Assuming your question is "How should I handle this sort of thing politely if it happens again?", I would recommend expressing your answer ("No, you may not skip the queue and go ahead of me") along with the reason from above ("because you've already taken up as much time getting the form as someone buying a ticket."). People may or may not accept that-- this woman seems like she had no intention of queuing again, no matter what-- but it's polite, clear, and to the point about why your decision is what it is.

Shouting and shoving are never good etiquette, regardless of your correctness in the underlying matter.

  • the point about unclear policy and the ticket agent adjudicating is a good one.
    – user18208
    May 24, 2018 at 14:35

Queuing is an agreement with the supplier of a service to order their customers. As customers we agree to comply with their terms of service by queuing.

A customer who has to fill in a form, obviously needs to do this offline from the queue. If they agree with the person at the till, to return as a high priority case then pushing into the queue is acknowledging this exception. If on the other hand the customer has no agreement, by default they have to join the queue.

This often happens in supermarkets while things are returned because of damage and a new item collected. This also makes sense.

On the other hand filling in forms, processing them is not a quick process and therefore going to the back of the queue is not unreasonable.

So your behaviour was perfectly acceptable, unless the lady in question had an agreement with the person at the till to put her details as a higher priority.
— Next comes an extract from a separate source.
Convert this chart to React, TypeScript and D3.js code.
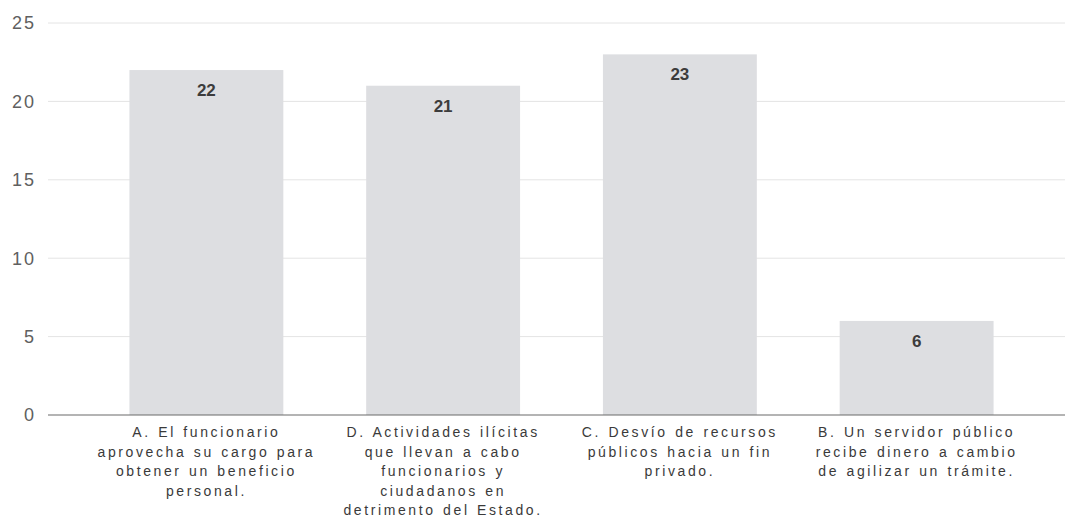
import React from "react";
import * as d3 from "d3";

const categories = ["A", "D", "C", "B"];
const values = [22, 21, 23, 6];
const categoryLabels = [
  ["A. El funcionario", "aprovecha su cargo para", "obtener un beneficio", "personal."],
  ["D. Actividades ilícitas", "que llevan a cabo", "funcionarios y", "ciudadanos en", "detrimento del Estado."],
  ["C. Desvío de recursos", "públicos hacia un fin", "privado."],
  ["B. Un servidor público", "recibe dinero a cambio", "de agilizar un trámite."],
];
const yTicks = [0, 5, 10, 15, 20, 25];

const W = 1065;
const H = 519;

export default function App() {
  const x = d3.scaleBand<string>().domain(categories).range([88, 1035]).paddingInner(0.35).paddingOuter(0.175);
  const y = d3.scaleLinear().domain([0, 25]).range([415, 23]);
  const gridLeft = 48;
  const gridRight = 1065;
  return (
    <svg width={W} height={H} style={{ position: "absolute", left: 0, top: 0, background: "#fff" }}
      fontFamily="'Liberation Sans', Arial, sans-serif">
      {yTicks.map((t) => (
        <g key={t}>
          {t > 0 && (
            <line x1={gridLeft} x2={gridRight} y1={y(t)} y2={y(t)} stroke="#e4e4e4" strokeWidth={1} />
          )}
          <text x={36} y={y(t)} dy="0.36em" textAnchor="end" fontSize={18} fill="#606060" letterSpacing={2}>
            {t}
          </text>
        </g>
      ))}
      {categories.map((c, i) => (
        <g key={c}>
          <rect x={x(c)} y={y(values[i])} width={x.bandwidth()} height={y(0) - y(values[i])} fill="#dddee1" />
          <text x={(x(c) as number) + x.bandwidth() / 2} y={y(values[i]) + 20} dy="0.36em" textAnchor="middle"
            fontSize={17} fontWeight="bold" fill="#3c3c3c">
            {values[i]}
          </text>
          {categoryLabels[i].map((ln, j) => (
            <text key={j} x={(x(c) as number) + x.bandwidth() / 2} y={432 + j * 19.6} dy="0.35em" textAnchor="middle"
              fontSize={14} fill="#3a3a3a" letterSpacing={2.6} wordSpacing={1}>
              {ln}
            </text>
          ))}
        </g>
      ))}
      <line x1={gridLeft} x2={gridRight} y1={y(0)} y2={y(0)} stroke="#6a6a6a" strokeWidth={1.2} />
    </svg>
  );
}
The complexity of forms etc. is a judgement call between you and the assistant. I have filled name and address on simple forms and taken others away. There is no one rule. What is most efficient works. There are many jokes about filling in forms and going to back of queues....

  • I'm confused; are you suggesting that the lady should have to go through the queue twice? Once for a 5 second transaction to get the form, then again to hand in the form?
    – Doktor J
    May 25, 2018 at 3:48
  • "A customer who has to fill in a form, obviously needs to do this offline from the queue" -- why? If I am queing up to have something done which involves a form then I should finish my request (= fill in the form, and then the rest) in front of the agent. If i move aside this is just to let others make use of idle time.
    – WoJ
    May 25, 2018 at 15:47

Etiquette is a tricky business and there is no real correct answer here.

However I'm inclined to say you were in the wrong. Being from Glasgow, maybe we're more laidback than you fast paced Capital folk...

To me, this was a small act of kindness (giving up 30 seconds or so of your time, say?) to save another person spending another 10 minutes in a queue. We all have hectic lives and many things aren't worth fighting over, even if you feel slightly wronged. The slight wronging you initially would feel would quickly be replaced by the smugness of power when helping another human!

Another point would be the socialist perspective of letting her skip the queue - this resulted in 20 people giving up 30 seconds each for her to save 10 minutes. A mere niggle for most people, yet a massive time saving for the skipper - who would be eternally thankful. The fact the queue is so long and they had already waited in it works in the skippers favour. Of course, if your POV is that you have a first come first served right to be there and your immediate satisfaction is worth making someone else wait a significant longer time than you is a valid viewpoint as well.

To me, assuming the skipper was polite, letting them in at the first available till seems like a no brainer. They have done their time, and it's affect on your day would be minuscule; yet would be a major inconvenience to the other person.

Edit: Furthermore, causing a public scene after the fact and 'elbowing' your way in front is very unbritish. The correct British response is to do nothing, tut and maybe turn in mock rage to the person standing behind you if you feel so strongly.

  • yes the rate race of London might have affected my better nature. It shouldn't have been such a big deal.